Hilbert space has countable basis


Let $(e_i)_{i\in\Bbb N}$ and $(v_\alpha)_{\alpha\in X}$ be orthonormal bases of $H$ with an arbitrary index set $X$.

First observe that $\{\alpha\in X:\,\forall i\in\Bbb N\,(e_i\perp v_\alpha)\}=\emptyset$ since $e_i$ is an orthonormal basis.

Then, for each $i,n\in\Bbb N$, consider $A_{i,n}:=\{\alpha\in X: |\langle e_i,v_\alpha\rangle|\ge \frac1n\}$.
Since for any $\alpha_1,\dots,\alpha_k\in X$, we have $$1=\|e_i\|^2\ \ge\ \left\|\sum_{j=1}^k\langle e_i,v_{\alpha_j}\rangle\cdot v_{\alpha_j}\right\|^2 \ =\ \sum_{j=1}^k|\langle e_i,v_{\alpha_j}\rangle|^2\,, $$ we obtain that each $A_{i,n}$ must be finite.

Consequently, $X\ =\ X\,\setminus\,\{\alpha:\,\forall i\in\Bbb N\,(e_i\perp v_\alpha)\}\ =\ \displaystyle\bigcup_{i,n\in\Bbb N}A_{i,n}$ is countable.


I found this statement in wikipedia:
(the 'if' part isn't too difficult but is a good first step before tackling the 'only if' part)

A Hilbert space is separable if and only if it admits a countable orthonormal basis.

and the statement can be proven without using the axiom of choice.

$\newcommand{gae}[1]{\newcommand{#1}{\operatorname{#1}}}\gae{span}$I assume you mean Hilbert basis. Consider this lemma:

Let $(X,d)$ be a metric space, and let $A\subseteq X$ be a dense subset. Then, every dense subset $B$ of $X$ has a dense subset of cardinality at most $\lvert A\rvert$.

Proof: If $X$ is finite, then $X$ is discrete and $A=B=X$. If $X$ is infinite, then $A$ and $B$ must be infinite. Moreover, the set $S=\{B(a,q)\,:\, a\in A\land q\in\Bbb Q_+\}$ is a basis of $X$. Since $A$ is infinite, $\lvert S\rvert\le \lvert A\times \Bbb Q\rvert=\lvert A\rvert$. For all $D\in S$, select some $b_D\in B$, given by density of $B$, such that $b_D\in D$. The set $\{b_D\,:\, D\in S\}$ intersects all the elements of a basis, and therefore it is dense. Moreover its cardinality is at most $\lvert S\rvert\le\lvert A\rvert$.

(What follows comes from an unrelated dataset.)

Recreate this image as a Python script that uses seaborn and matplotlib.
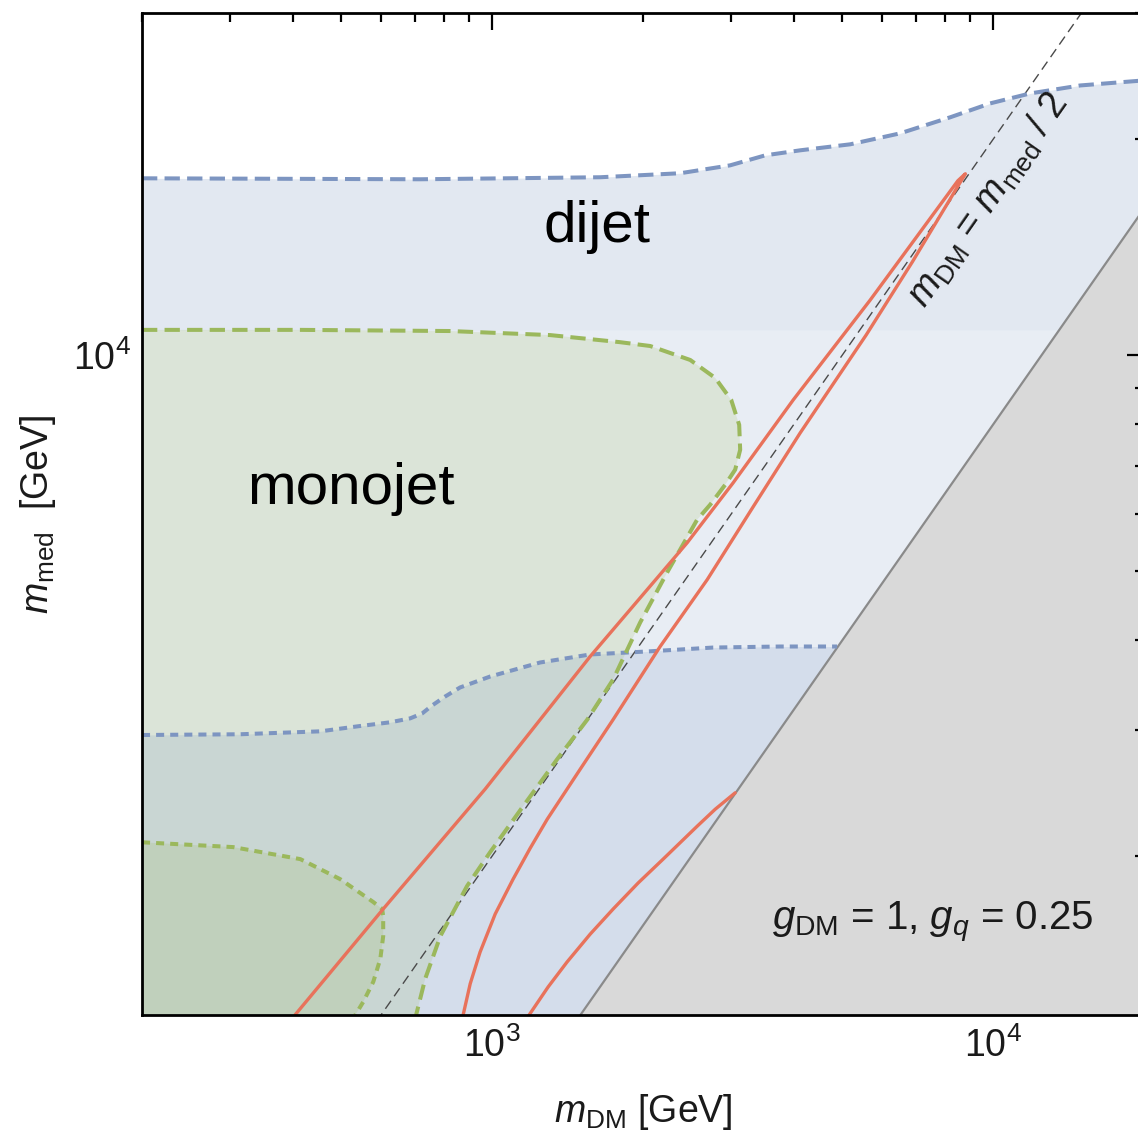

Now, let $\mathcal B_1,\mathcal B_2\subseteq H$ be two subsets of orthonormal vectors each of which generates a dense subspace. Also, let $\kappa_i=\lvert\mathcal B_i\rvert$ and $\kappa_1\le\kappa_2$. If $\kappa_1<\aleph_0$, then proving $\kappa_2=\kappa_1$ is elementary linear algebra. If $\kappa_1\ge\aleph_0$, then call $\span_{\Bbb Q}(\mathcal B_1)$ the $\Bbb Q$-linear subspace generated by $\mathcal B_1$. It is clear that $\overline{\span_{\Bbb Q}(\mathcal B_1)}=\overline{\span_{\Bbb R}(\mathcal B_1)}= H$ and that $\kappa_1=\lvert \span_{\Bbb Q}(\mathcal B_1)\rvert$. By the above lemma, $ \span_{\Bbb R}(\mathcal B_2)$ must have a dense subset $G$ of cardinality at most $\kappa_1$. However, since every vector in $\span_{\Bbb R}(\mathcal B_2)$ is linear combination of finitely many elements of $\mathcal B_2$, there is a subset $G'\subseteq\mathcal B_2$ of cardinality at most $\lvert G\rvert$ such that $\span_{\Bbb R}(G')\supseteq G$. However, $$\mathcal B_2\setminus G'\subseteq (\span_{\Bbb R}(G'))^\perp=\left(\overline{\span_{\Bbb R}(G')}\right)^\perp\subseteq\left(\overline G\right)^\perp=H^\perp=\{0\}$$

which means that $\mathcal B_2=G'$ and therefore $\kappa_2=\lvert G'\rvert\le\lvert G\rvert\le \kappa_1$.